Of the roughly 10,700 unmanned aircraft in the services' inventories, more than 9,500 are lighter than 20 pounds, according to Defense Department data. Most are 4-pound RQ-11 Ravens used by all of the services.

The larger unmanned aircraft, such as the Predator, Reaper, Global Hawk and Gray Eagle, make up about 400 aircraft. While the Army's Gray Eagle and the Air Force's Predator have many elements in common, the Gray Eagle has some significant advantages, such as a heavy fuel engine, redundant avionics, a payload capable of full-motion video and the ability to carry up to four Hellfire missiles.

"Additionally, Gray Eagle has a significantly improved communication system to meet Army Division level requirements, including a communications relay capability," said a Defense Department official, who asked to not be named because he was not authorized to speak on the record. "The Air Force is taking advantage of many Army-funded efforts, including auto-landing and take-off, de-icing and Ka-band SATCOM [satellite communications] as risk reduction efforts for future improvements to MQ-9."

But there are also real differences in how the services operate unmanned aircraft.
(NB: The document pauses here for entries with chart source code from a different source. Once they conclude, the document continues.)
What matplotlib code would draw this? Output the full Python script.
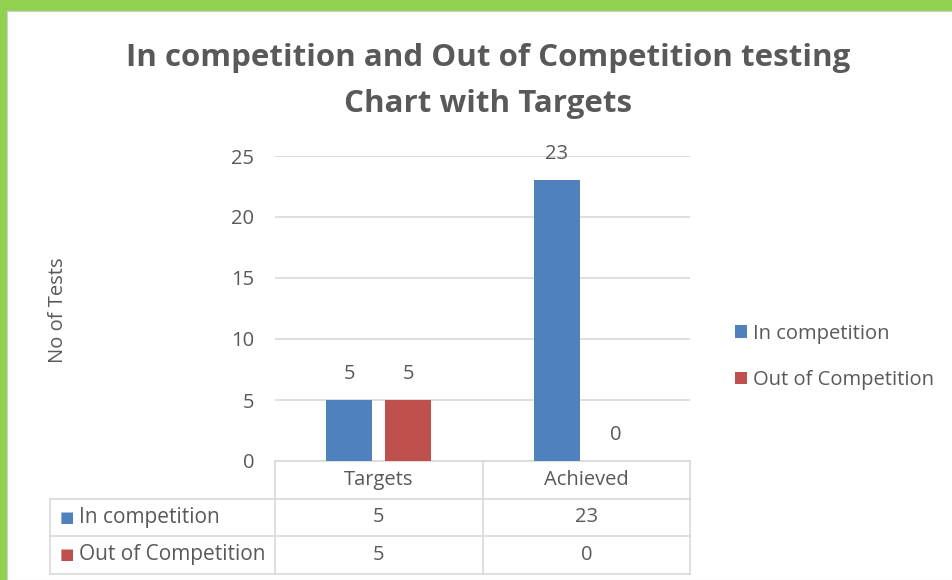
import matplotlib.pyplot as plt
from matplotlib.patches import Patch, Rectangle
import numpy as np

plt.rcParams['font.family'] = ['Open Sans', 'DejaVu Sans']

# data
categories = ['Targets', 'Achieved']
series_names = ['In competition', 'Out of Competition']
in_comp = [5, 23]
out_comp = [5, 0]
colors = ['#4F81BD', '#C0504D']
txt = '#595959'
grid_c = '#D9D9D9'
fs = 14.5

W, H = 952, 580
fig = plt.figure(figsize=(W / 100, H / 100), dpi=100)
fig.patch.set_facecolor('#92D050')
# white panel inside the green frame
fig.patches.append(Rectangle((7 / W, 0), 1, 1 - 11 / H, transform=fig.transFigure,
                             facecolor='white', edgecolor='#D0D0D0', lw=0.8, zorder=-5))


def px(x0, y0, x1, y1):
    return [x0 / W, 1 - y1 / H, (x1 - x0) / W, (y1 - y0) / H]


ax = fig.add_axes(px(275, 156, 690, 461))
ax.set_facecolor('none')

x = np.arange(len(categories))
bw = 0.222
off = 0.142
for vals, c, sgn in zip([in_comp, out_comp], colors, [-1, 1]):
    bars = ax.bar(x + sgn * off, vals, bw, color=c, zorder=3)
    for b, v in zip(bars, vals):
        ax.annotate(str(v), (b.get_x() + b.get_width() / 2, v), xytext=(0, 19),
                    textcoords='offset points', ha='center', va='center',
                    fontsize=fs, color=txt)

ax.set_xlim(-0.5, len(categories) - 0.5)
ax.set_ylim(0, 25)
ax.set_yticks(range(0, 26, 5))
ax.yaxis.grid(True, color=grid_c, lw=1.2, zorder=0)
ax.tick_params(axis='y', length=0, pad=15, labelsize=fs, labelcolor=txt)
ax.set_xticks([])
for s in ax.spines.values():
    s.set_visible(False)

# data table under the plot
row_h = 37.5 / 305
tr = ax.get_xaxis_transform()
xl = -0.5 - (275 - 50) / 207.5
xr = len(categories) - 0.5
lk = dict(color=grid_c, lw=1.2, transform=tr, clip_on=False)
ax.plot([-0.5, xr], [0, 0], **lk)
for i in range(1, 4):
    ax.plot([xl, xr], [-i * row_h, -i * row_h], **lk)
for xv in np.arange(-0.5, xr + 0.01, 1):
    ax.plot([xv, xv], [0, -3 * row_h], **lk)
ax.plot([xl, xl], [-row_h, -3 * row_h], **lk)

for j, cat in enumerate(categories):
    ax.text(j, -0.5 * row_h, cat, transform=tr, ha='center', va='center',
            fontsize=fs, color=txt)
for i, (name, vals, c) in enumerate(zip(series_names, [in_comp, out_comp], colors)):
    yy = -(i + 1.5) * row_h
    ax.text(xl + 0.045, yy, '■', transform=tr, ha='left', va='center',
            fontsize=11, color=c, family='DejaVu Sans')
    ax.text(xl + 0.14, yy, name, transform=tr, ha='left', va='center',
            fontsize=15, color=txt)
    for j, v in enumerate(vals):
        ax.text(j, yy, str(v), transform=tr, ha='center', va='center',
                fontsize=fs, color=txt)

fig.text(488 / W, 1 - 81 / H,
         'In competition and Out of Competition testing\nChart with Targets',
         ha='center', va='center', fontsize=22.5, fontweight='bold', color=txt,
         linespacing=1.7)
fig.text(58 / W, 1 - 310 / H, 'No of Tests', rotation=90, ha='center', va='center',
         fontsize=fs, color=txt)

handles = [Patch(facecolor=c) for c in colors]
fig.legend(handles, series_names, loc='center left',
           bbox_to_anchor=(717 / W, 1 - 357 / H), frameon=False, fontsize=fs,
           labelcolor=txt, handlelength=0.6, handleheight=0.6,
           handletextpad=0.3, labelspacing=1.3)

plt.savefig('out.png', dpi=100)
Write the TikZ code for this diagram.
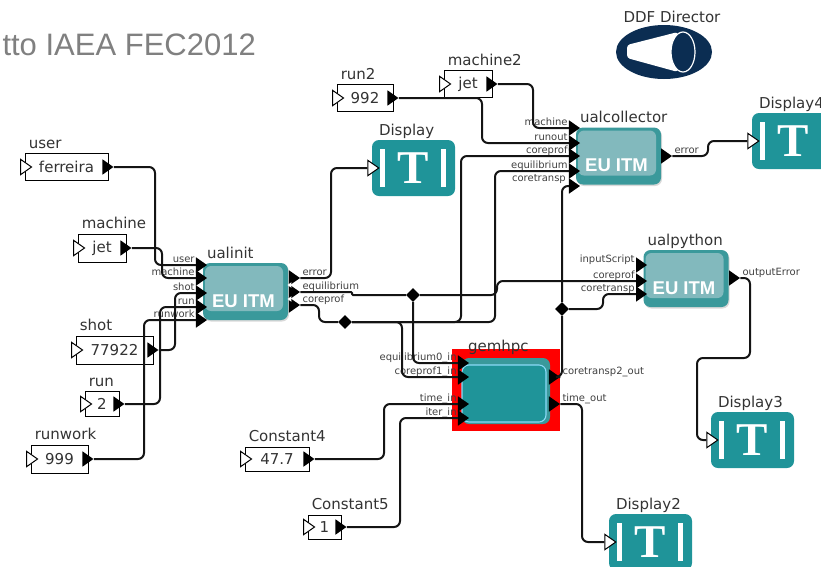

The Air Force stations its remotely piloted aircraft operations in the United States, while the Army deploys them to theater. Depending on the aircraft, the Navy plans for capabilities to operate from in theater, off carriers and at Naval Air Station Patuxent River, Md.

"The Air Force believes that flying UAS from control stations in the United States will be attractive to some in the Reserve component who may be disinclined to experience an active-duty lifestyle consistent with flying manned aircraft," the CRS report found.

Another major difference: The Air Force requires pilots on some unmanned aircraft to be flight-rated officers, while other services do not, according to the report. The Navy is looking at creating an enlisted rating and requiring flight-rated officers for unmanned aircraft 55 pounds or heavier.

"This means that, in the other services, there is no competition between manned and unmanned aircraft for potentially scarce pilots," the report found.